In fact, I begin to see that the successful reporter must eliminate his personality altogether, whereas the successful literary journalist depends for his success entirely upon his personality —which is what is meant by "style." I suppose it is for this reason that, when the literary journalist is sent as "our extra-special representative" to report a prize fight or a final cup tie or a political meeting, the result is always appalling. The "ego" bulges out of every line, obviously conscious that it is showing us no ordinary reporting, determined that it will not be overshadowed by the importance of the subject. And those who are more interested in the matter than in the manner regard him as an intruder, and the others regret that he is so greatly overtaxing his strength.

So each to his business, and his handbook to each—How to Write for the Press to the special representative, and How to Be an Author to the author. There is no book, I believe, called How to Be a Solicitor, or a doctor or an admiral or a brewer. That is a different matter altogether; but any fool can write for the papers.

Smoking as a Fine Art

My first introduction to Lady Nicotine was at the innocent age of eight, when, finding a small piece of somebody else's tobacco lying unclaimed on the ground, I decided to experiment with it. Numerous desert island stories had told me that the pangs of hunger could be allayed by chewing tobacco; it was thus that the hero staved off death before discovering the bread-fruit tree. Every right-minded boy of eight hopes to be shipwrecked one day, and it was proper that I should find out for myself whether my authorities could be trusted in this matter. So I chewed tobacco. In the sense that I certainly did not desire food for some time afterwards, my experience justified the authorities, but I felt at the time that it was not so much for staving off death as for reconciling oneself to it that tobacco-chewing was to be recommended. I have never practised it since.

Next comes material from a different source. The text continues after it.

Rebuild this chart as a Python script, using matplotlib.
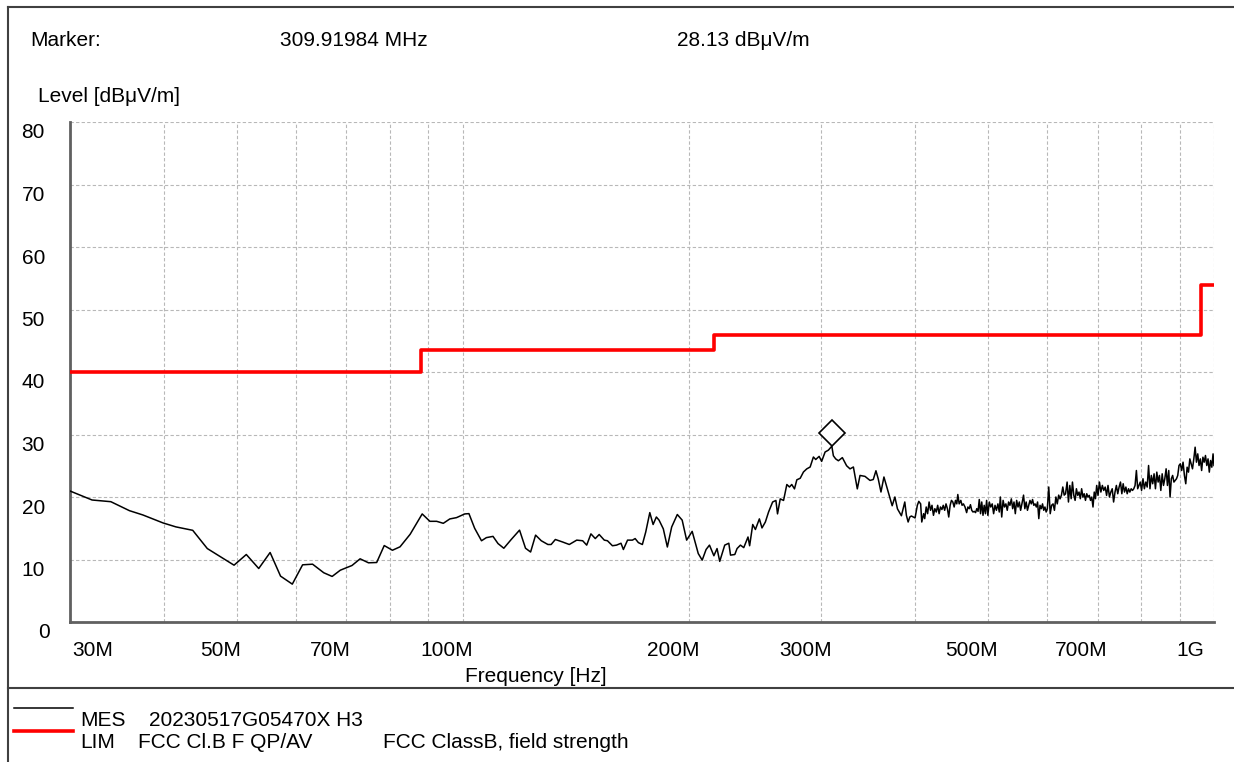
import matplotlib
matplotlib.use('Agg')
import matplotlib.pyplot as plt
import matplotlib.transforms as mtransforms
from matplotlib.lines import Line2D

plt.rcParams['font.family'] = ['Liberation Sans', 'DejaVu Sans']

# --- dados (frequencia em MHz, nivel em dBuV/m) ---
# trecho baixo 30-105 MHz
low_freq = [30.0, 32.1, 34.0, 36.0, 37.5, 39.9, 41.5, 43.7, 45.7, 49.6, 51.5, 53.5,
            55.4, 57.2, 59.3, 61.2, 63.1, 65.3, 67.0, 68.7, 71.2, 73.0, 74.9, 76.8,
            78.6, 80.6, 82.5, 85.1, 88.3, 90.4, 92.3, 94.2, 96.1, 98.1, 100.6, 101.9]
low_level = [20.96, 19.52, 19.25, 17.81, 17.13, 15.85, 15.22, 14.67, 11.75, 9.09, 10.8, 8.56,
             11.12, 7.34, 6.06, 9.15, 9.25, 7.88, 7.29, 8.29, 9.04, 10.11, 9.47, 9.52,
             12.23, 11.48, 12.03, 14.04, 17.29, 16.11, 16.11, 15.79, 16.49, 16.7, 17.29, 17.34]

# trecho medio 103-230 MHz
mid_freq = [103.7, 105.9, 107.5, 109.7, 111.4, 113.4, 116.0, 119.0, 121.2, 123.1, 125.0,
            127.2, 129.8, 131.1, 132.8, 135.8, 138.6, 141.8, 144.4, 146.2, 148.1, 150.1,
            151.9, 154.3, 155.8, 158.2, 160.2, 162.4, 163.6, 165.7, 168.2, 169.6, 171.3,
            173.4, 175.2, 177.4, 179.2, 181.0, 182.5, 184.9, 187.2, 189.7, 193.0, 195.9,
            198.6, 202.0, 205.8, 208.3, 210.8, 213.0, 215.9, 218.0, 219.8, 223.2, 226.0,
            227.2, 230.2]
mid_level = [15.0, 13.0, 13.5, 13.7, 12.55, 11.8, 13.2, 14.7, 11.8, 11.2, 13.9,
             13.0, 12.4, 12.4, 13.2, 12.8, 12.4, 13.1, 13.0, 12.3, 14.1, 13.35,
             14.0, 13.1, 13.0, 12.2, 12.3, 12.6, 11.6, 13.1, 13.1, 13.35, 12.7,
             12.4, 14.4, 17.5, 15.6, 16.8, 16.3, 14.9, 12.0, 15.2, 17.2, 16.3,
             13.1, 14.5, 10.95, 9.9, 11.6, 12.3, 10.6, 11.75, 9.7, 12.3, 12.6,
             10.7, 10.8]

# pico 230-390 MHz
peak_freq = [231.8, 234.2, 236.6, 239.7, 240.9, 243.2, 245.2, 248.2, 250.2, 252.8, 255.3,
             258.5, 261.1, 262.4, 264.6, 267.3, 270.0, 272.2, 274.1, 276.4, 278.4, 281.3,
             284.1, 287.0, 290.0, 292.9, 295.0, 298.1, 300.4, 303.6, 306.7, 309.92, 311.4,
             313.6, 316.2, 320.1, 324.3, 327.7, 331.1, 335.1, 337.9, 343.1, 348.4, 351.9,
             354.8, 357.3, 360.3, 363.6, 368.4, 372.9, 376.0, 379.0, 383.6, 387.6, 389.5,
             391.6, 393.6, 395.5, 400.0]
peak_level = [11.75, 12.3, 11.9, 13.6, 12.2, 15.6, 14.8, 16.5, 15.05, 16.0, 17.6,
              19.2, 19.45, 17.3, 19.7, 19.45, 22.0, 21.6, 22.0, 21.3, 22.75, 23.0,
              24.0, 24.5, 24.8, 26.4, 26.0, 26.5, 25.7, 27.2, 27.5, 28.13, 26.6,
              26.1, 25.8, 26.3, 25.0, 24.5, 24.8, 21.3, 23.45, 23.3, 22.65, 22.8,
              24.2, 22.9, 20.8, 23.2, 20.8, 18.6, 20.0, 18.1, 17.0, 19.2, 17.07,
              16.0, 16.8, 16.96, 16.65]

# trecho denso 400-1000 MHz
hi_freq = [402.8, 404.6, 406.9, 408.3, 410.6, 412.0, 413.9, 415.7, 417.6, 419.4, 421.3,
           423.2, 425.0, 426.9, 428.7, 430.6, 432.4, 434.3, 436.1, 438.0, 439.8, 441.7,
           443.5, 445.4, 447.2, 449.1, 450.9, 452.8, 454.6, 456.0, 457.9, 460.2, 462.0,
           463.9, 466.2, 468.5, 470.3, 472.2, 474.0, 475.9, 477.7, 479.6, 481.5, 483.3,
           485.2, 487.0, 488.9, 490.7, 492.6, 494.4, 496.3, 498.1, 500.0, 502.2, 504.4,
           506.7, 508.9, 511.1, 513.3, 515.6, 517.8, 519.5, 521.7, 523.9, 526.1, 528.4,
           530.6, 532.8, 535.0, 537.3, 539.5, 541.7, 543.9, 546.1, 548.4, 550.6, 552.8,
           555.0, 557.8, 560.0, 562.3, 564.5, 566.7, 568.9, 571.2, 573.4, 575.6, 577.8,
           580.1, 582.3, 584.5, 586.7, 589.0, 591.2, 593.4, 595.6, 597.8, 600.0, 602.6,
           605.3, 607.9, 610.6, 613.2, 615.9, 618.5, 621.2, 623.8, 626.5, 629.1, 631.8,
           634.4, 637.5, 640.1, 642.8, 645.4, 648.0, 650.7, 653.3, 655.9, 658.6, 661.2,
           663.8, 666.5, 669.1, 671.7, 674.4, 677.0, 679.6, 682.3, 684.9, 687.5, 690.1,
           692.8, 695.4, 698.0, 700.8, 703.9, 707.0, 710.2, 713.3, 716.4, 719.5, 722.6,
           725.8, 728.9, 732.0, 735.1, 738.3, 741.4, 744.5, 747.6, 750.8, 753.9, 757.0,
           760.1, 763.3, 766.4, 769.5, 772.6, 775.8, 778.9, 782.0, 785.1, 788.3, 791.4,
           794.5, 797.7, 800.9, 804.4, 807.8, 811.3, 814.8, 818.3, 821.8, 825.2, 828.7,
           832.2, 835.7, 839.2, 842.6, 846.1, 849.6, 853.1, 856.6, 860.0, 863.5, 867.0,
           870.5, 874.0, 877.4, 880.9, 884.4, 887.9, 891.4, 894.8, 898.3, 901.9, 905.7,
           909.5, 913.3, 917.1, 920.9, 924.8, 928.6, 932.4, 936.2, 940.0, 943.8, 947.6,
           951.4, 955.2, 959.0, 962.8, 966.6, 970.4, 974.2, 978.1, 981.9, 985.7, 989.5,
           993.3, 997.1, 1000.0]
hi_level = [18.67, 19.3, 18.9, 16.0, 17.33, 16.54, 18.4, 17.33, 19.2, 17.87, 18.67,
            17.07, 18.13, 17.6, 18.67, 17.33, 18.4, 18.0, 18.67, 17.87, 18.9, 18.13,
            16.8, 18.67, 19.46, 19.2, 18.4, 19.46, 18.9, 20.4, 18.9, 19.46, 18.67,
            18.9, 18.4, 17.5, 18.4, 18.13, 18.77, 17.87, 17.6, 17.7, 17.5, 18.13,
            17.7, 19.6, 17.33, 19.2, 17.07, 18.67, 17.33, 19.46, 17.07, 19.2, 18.4,
            18.9, 17.33, 18.67, 17.87, 18.9, 17.6, 20.0, 16.8, 19.46, 18.4, 18.9,
            17.87, 19.2, 18.67, 19.7, 18.13, 19.2, 17.33, 19.46, 18.4, 19.2, 17.87,
            18.9, 20.3, 18.13, 19.2, 17.87, 18.67, 19.46, 18.9, 19.6, 18.67, 18.9,
            18.4, 19.2, 16.54, 18.67, 18.13, 18.9, 17.87, 18.4, 17.6, 18.13, 21.6,
            17.33, 18.67, 18.9, 17.87, 20.0, 18.9, 20.3, 19.7, 20.3, 21.6, 20.3,
            20.5, 22.39, 19.2, 21.85, 19.73, 22.39, 20.26, 19.46, 21.32, 20.26, 20.79,
            19.73, 21.32, 19.99, 20.52, 19.46, 20.52, 19.99, 20.26, 19.46, 19.99, 18.4,
            20.79, 19.73, 21.85, 20.26, 22.39, 20.79, 21.85, 21.05, 21.59, 20.26, 21.85,
            19.99, 20.79, 21.32, 19.2, 20.79, 21.85, 20.52, 21.59, 22.39, 20.52, 22.12,
            20.79, 21.59, 20.52, 21.32, 20.79, 21.32, 21.05, 21.32, 21.85, 24.24, 21.32,
            21.85, 22.39, 21.05, 22.92, 21.32, 22.39, 21.59, 25.04, 21.32, 23.45, 22.12,
            23.71, 21.32, 23.98, 22.39, 23.45, 21.05, 23.71, 21.85, 22.92, 24.51, 21.85,
            24.24, 19.99, 22.92, 23.45, 22.39, 22.65, 22.92, 23.45, 25.04, 25.31, 24.24,
            25.57, 23.45, 22.12, 24.77, 23.98, 26.1, 25.31, 24.51, 26.1, 27.97, 25.57,
            26.9, 25.04, 26.1, 24.24, 26.37, 25.57, 26.64, 25.04, 26.1, 23.98, 25.84,
            24.77, 26.9, 25.04]

mes_freq = low_freq + mid_freq + peak_freq + hi_freq
mes_level = low_level + mid_level + peak_level + hi_level

# limite FCC classe B (campo)
lim_freq = [30, 88, 216, 960, 1000]
lim_level = [40, 43.5, 46, 54, 54]

marker_freq = 309.91984
marker_level = 28.13

x_grid = [30, 40, 50, 60, 70, 80, 90, 100, 200, 300, 400, 500, 600, 700, 800, 900, 1000]
x_labels = {30: '30M', 50: '50M', 70: '70M', 100: '100M', 200: '200M',
            300: '300M', 500: '500M', 700: '700M', 1000: '1G'}
y_ticks = [0, 10, 20, 30, 40, 50, 60, 70, 80]

# --- figura ---
W, H = 1234, 762
def fx(px):
    return px / W
def fy(py):
    return 1 - py / H

fig = plt.figure(figsize=(W / 100, H / 100), dpi=100)
ax = fig.add_axes([fx(70), fy(622), fx(1214) - fx(70), fy(122) - fy(622)])

def shifted(trans, dx, dy):
    return trans + mtransforms.ScaledTranslation(dx / 100, -dy / 100, fig.dpi_scale_trans)

ax.set_xscale('log')
ax.set_xlim(30, 1000)
ax.set_ylim(0, 80)
ax.set_xticks(x_grid)
ax.set_yticks(y_ticks)
ax.minorticks_off()
ax.tick_params(length=0, labelbottom=False, labelleft=False)
ax.grid(True, color='#b8b8b8', linestyle=(0, (3, 2)), linewidth=0.8)
ax.set_axisbelow(True)
for s in ['top', 'right']:
    ax.spines[s].set_visible(False)
for s in ['left', 'bottom']:
    ax.spines[s].set_color('#606060')
    ax.spines[s].set_linewidth(2)

ax.plot(lim_freq, lim_level, drawstyle='steps-post', color='#ff0000', lw=2.6, zorder=3)
ax.plot(mes_freq, mes_level, color='black', lw=1.1, zorder=4)

# marcador (losango acima do pico)
diamond_tr = mtransforms.offset_copy(ax.transData, fig=fig, x=0, y=13.5, units='dots')
ax.plot([marker_freq], [marker_level], marker='D', markersize=13.5, markerfacecolor='white',
        markeredgecolor='black', markeredgewidth=1.2, transform=diamond_tr, zorder=5)

# rotulos dos eixos
for f, lab in x_labels.items():
    if f == 30:
        ax.text(f, 0, lab, ha='left', va='center', fontsize=15,
                transform=shifted(ax.get_xaxis_transform(), 2, 29))
    elif f == 1000:
        ax.text(f, 0, lab, ha='center', va='center', fontsize=15,
                transform=shifted(ax.get_xaxis_transform(), -24, 29))
    else:
        ax.text(f, 0, lab, ha='center', va='center', fontsize=15,
                transform=shifted(ax.get_xaxis_transform(), -16, 29))
for v in y_ticks:
    dx = -20 if v == 0 else -25
    ax.text(0, v, str(v), ha='right', va='center', fontsize=15,
            transform=shifted(ax.get_yaxis_transform(), dx, 11))

fig.text(fx(536), fy(677), 'Frequency [Hz]', ha='center', va='center', fontsize=15)
fig.text(fx(38), fy(97), 'Level [dBμV/m]', ha='left', va='center', fontsize=15)

# cabecalho
fig.text(fx(30), fy(40), 'Marker:', ha='left', va='center', fontsize=15)
fig.text(fx(280), fy(40), f'{marker_freq:.5f} MHz', ha='left', va='center', fontsize=15)
fig.text(fx(677), fy(40), f'{marker_level:.2f} dBμV/m', ha='left', va='center', fontsize=15)

# moldura
frame_kw = dict(color='#404040', lw=1.5, transform=fig.transFigure)
fig.add_artist(Line2D([fx(8), 1], [fy(7), fy(7)], **frame_kw))
fig.add_artist(Line2D([fx(8), fx(8)], [fy(7), 0], **frame_kw))
fig.add_artist(Line2D([fx(8), 1], [fy(688), fy(688)], **frame_kw))

# legenda
fig.add_artist(Line2D([fx(14), fx(73)], [fy(708), fy(708)], color='black', lw=1.1,
                      transform=fig.transFigure))
fig.add_artist(Line2D([fx(14), fx(73)], [fy(731), fy(731)], color='#ff0000', lw=2.6,
                      transform=fig.transFigure))
fig.text(fx(80), fy(720), 'MES', ha='left', va='center', fontsize=15)
fig.text(fx(149), fy(720), '20230517G05470X H3', ha='left', va='center', fontsize=15)
fig.text(fx(80), fy(742), 'LIM', ha='left', va='center', fontsize=15)
fig.text(fx(138), fy(742), 'FCC Cl.B F QP/AV', ha='left', va='center', fontsize=15)
fig.text(fx(383), fy(742), 'FCC ClassB, field strength', ha='left', va='center', fontsize=15)

fig.savefig('out.png', dpi=100)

At eighteen I went to Cambridge, and bought two pipes in a case. In those days Greek was compulsory, but not more so than two pipes in a case. One of the pipes had an amber stem and the other a vulcanite stem, and both of them had silver belts. That also was compulsory. Having bought them, one was free to smoke cigarettes. However, at the end of my first year I got to work seriously on a shilling briar, and I have smoked that, or something like it, ever since.

In the last four years there has grown up a new school of pipe- smokers, by which (I suspect) I am hardly regarded as a pipe- smoker at all. This school buys its pipes always at one particular shop; its pupils would as soon think of smoking a pipe without the white spot as of smoking brown paper. So far are they from smoking brown paper that each one of them has his tobacco specially blended according to the colour of his hair, his taste in revues, and the locality in which he lives. The first blend is naturally not the ideal one. It is only when he has been a confirmed smoker for at least three months, and knows the best and worst of all tobaccos, that his exact requirements can be satisfied.

However, it is the pipe rather than the tobacco which marks him as belonging to this particular school. He pins his faith, not so much to its labour-saving devices as to the white spot outside, the white spot of an otherwise aimless life. This tells the world that it is one of THE pipes. Never was an announcement more superfluous. From the moment, shortly after breakfast, when he strikes his first match to the moment, just before bed-time, when he strikes his hundredth, it is obviously THE pipe which he is smoking.

For whereas men of an older school, like myself, smoke for the pleasure of smoking, men of this school smoke for the pleasure of pipe-owning—of selecting which of their many white-spotted pipes they will fill with their specially-blended tobacco, of filling the one so chosen, of lighting it, of taking it from the mouth to gaze lovingly at the white spot and thus letting it go out, of lighting it again and letting it go out again, of polishing it up with their own special polisher and putting it to bed, and then the pleasure of beginning all over again with another white- spotted one. They are not so much pipe-smokers as pipe-keepers; and to have spoken as I did just now of their owning pipes was wrong, for it is they who are in bondage to the white spot. This school is founded firmly on four years of war. When at the age of eighteen you are suddenly given a cheque-book and called "Sir," you must do something by way of acknowledgment. A pipe in the mouth makes it clear that there has been no mistake—you are undoubtedly a man. But you may be excused for feeling after the first pipe that the joys of smoking have been rated too high, and for trying to extract your pleasure from the polish on the pipe's surface, the pride of possessing a special mixture of your own, and such-like matters, rather than from the actual inspiration and expiration of smoke. In the same way a man not fond of reading may find delight in a library of well-bound books. They are pleasant to handle, pleasant to talk about, pleasant to show to friends. But it is the man without the library of well-bound books who generally does most of the reading.